* Start Recorded data *

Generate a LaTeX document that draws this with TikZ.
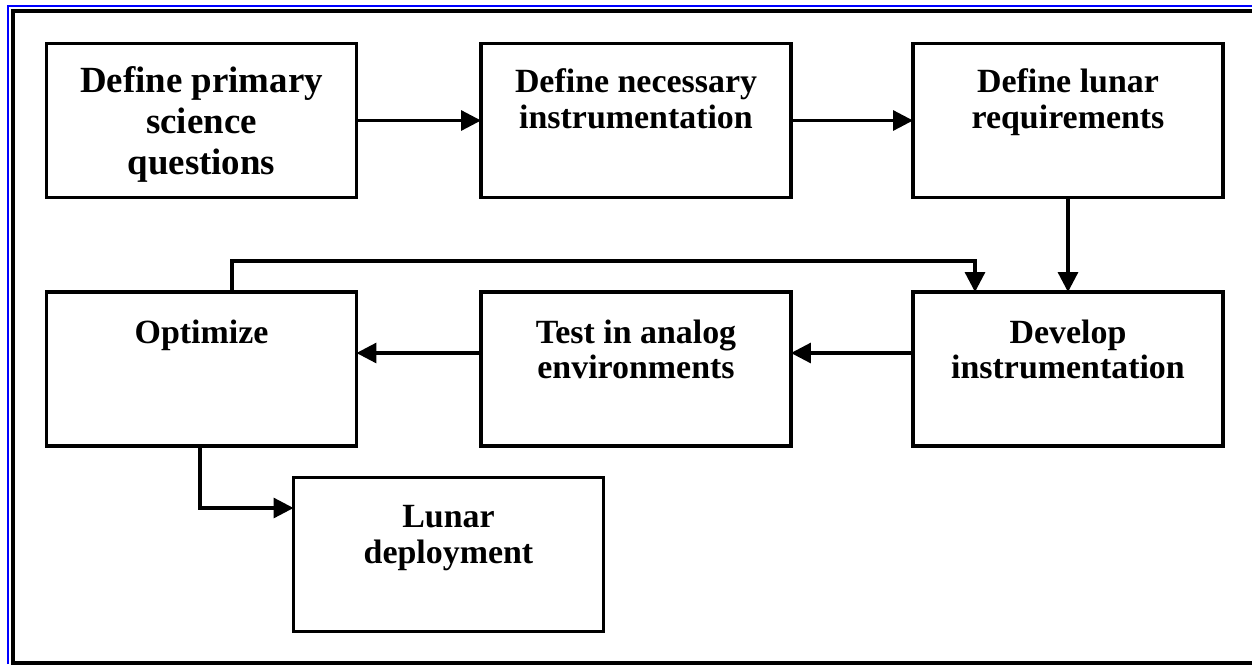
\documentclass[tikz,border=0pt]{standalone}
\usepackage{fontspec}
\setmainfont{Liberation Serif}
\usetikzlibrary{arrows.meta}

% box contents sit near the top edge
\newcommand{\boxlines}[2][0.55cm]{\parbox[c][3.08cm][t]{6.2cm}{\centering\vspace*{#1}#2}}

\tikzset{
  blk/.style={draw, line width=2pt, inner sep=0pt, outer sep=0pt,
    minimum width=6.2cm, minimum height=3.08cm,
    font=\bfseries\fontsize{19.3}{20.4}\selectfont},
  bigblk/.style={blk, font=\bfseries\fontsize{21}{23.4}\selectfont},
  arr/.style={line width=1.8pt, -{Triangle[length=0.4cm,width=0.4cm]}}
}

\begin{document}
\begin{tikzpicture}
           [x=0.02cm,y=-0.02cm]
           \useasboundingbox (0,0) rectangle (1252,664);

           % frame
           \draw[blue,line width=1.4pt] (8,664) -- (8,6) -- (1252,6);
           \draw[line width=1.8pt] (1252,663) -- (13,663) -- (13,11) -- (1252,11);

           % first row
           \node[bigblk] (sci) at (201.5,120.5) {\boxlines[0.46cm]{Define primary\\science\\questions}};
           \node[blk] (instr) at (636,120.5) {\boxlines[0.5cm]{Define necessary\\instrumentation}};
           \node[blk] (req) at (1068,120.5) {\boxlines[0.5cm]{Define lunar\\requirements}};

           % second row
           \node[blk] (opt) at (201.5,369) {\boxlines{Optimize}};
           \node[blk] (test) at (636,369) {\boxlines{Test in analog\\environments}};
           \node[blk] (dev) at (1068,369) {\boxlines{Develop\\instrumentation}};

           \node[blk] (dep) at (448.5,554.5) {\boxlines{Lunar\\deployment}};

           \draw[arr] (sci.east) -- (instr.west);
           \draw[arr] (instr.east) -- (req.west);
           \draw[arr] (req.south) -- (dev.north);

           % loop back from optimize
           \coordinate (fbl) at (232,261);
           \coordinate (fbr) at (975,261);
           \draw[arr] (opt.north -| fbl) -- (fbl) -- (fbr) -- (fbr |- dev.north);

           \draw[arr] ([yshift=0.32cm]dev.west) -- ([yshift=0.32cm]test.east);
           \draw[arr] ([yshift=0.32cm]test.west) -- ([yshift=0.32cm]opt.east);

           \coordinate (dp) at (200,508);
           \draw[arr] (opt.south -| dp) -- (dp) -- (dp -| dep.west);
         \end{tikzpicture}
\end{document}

* End Recorded data *

_Exercise instructions_
Reproduce the data word for word, excluding its pictures.

_Exercise response_
Generate a LaTeX document that draws this with TikZ.
\documentclass[tikz,border=0pt]{standalone}
\usepackage{fontspec}
\setmainfont{Liberation Serif}
\usetikzlibrary{arrows.meta}

% box contents sit near the top edge
\newcommand{\boxlines}[2][0.55cm]{\parbox[c][3.08cm][t]{6.2cm}{\centering\vspace*{#1}#2}}

\tikzset{
  blk/.style={draw, line width=2pt, inner sep=0pt, outer sep=0pt,
    minimum width=6.2cm, minimum height=3.08cm,
    font=\bfseries\fontsize{19.3}{20.4}\selectfont},
  bigblk/.style={blk, font=\bfseries\fontsize{21}{23.4}\selectfont},
  arr/.style={line width=1.8pt, -{Triangle[length=0.4cm,width=0.4cm]}}
}

\begin{document}
\begin{tikzpicture}
           [x=0.02cm,y=-0.02cm]
           \useasboundingbox (0,0) rectangle (1252,664);

           % frame
           \draw[blue,line width=1.4pt] (8,664) -- (8,6) -- (1252,6);
           \draw[line width=1.8pt] (1252,663) -- (13,663) -- (13,11) -- (1252,11);

           % first row
           \node[bigblk] (sci) at (201.5,120.5) {\boxlines[0.46cm]{Define primary\\science\\questions}};
           \node[blk] (instr) at (636,120.5) {\boxlines[0.5cm]{Define necessary\\instrumentation}};
           \node[blk] (req) at (1068,120.5) {\boxlines[0.5cm]{Define lunar\\requirements}};

           % second row
           \node[blk] (opt) at (201.5,369) {\boxlines{Optimize}};
           \node[blk] (test) at (636,369) {\boxlines{Test in analog\\environments}};
           \node[blk] (dev) at (1068,369) {\boxlines{Develop\\instrumentation}};

           \node[blk] (dep) at (448.5,554.5) {\boxlines{Lunar\\deployment}};

           \draw[arr] (sci.east) -- (instr.west);
           \draw[arr] (instr.east) -- (req.west);
           \draw[arr] (req.south) -- (dev.north);

           % loop back from optimize
           \coordinate (fbl) at (232,261);
           \coordinate (fbr) at (975,261);
           \draw[arr] (opt.north -| fbl) -- (fbl) -- (fbr) -- (fbr |- dev.north);

           \draw[arr] ([yshift=0.32cm]dev.west) -- ([yshift=0.32cm]test.east);
           \draw[arr] ([yshift=0.32cm]test.west) -- ([yshift=0.32cm]opt.east);

           \coordinate (dp) at (200,508);
           \draw[arr] (opt.south -| dp) -- (dp) -- (dp -| dep.west);
         \end{tikzpicture}
\end{document}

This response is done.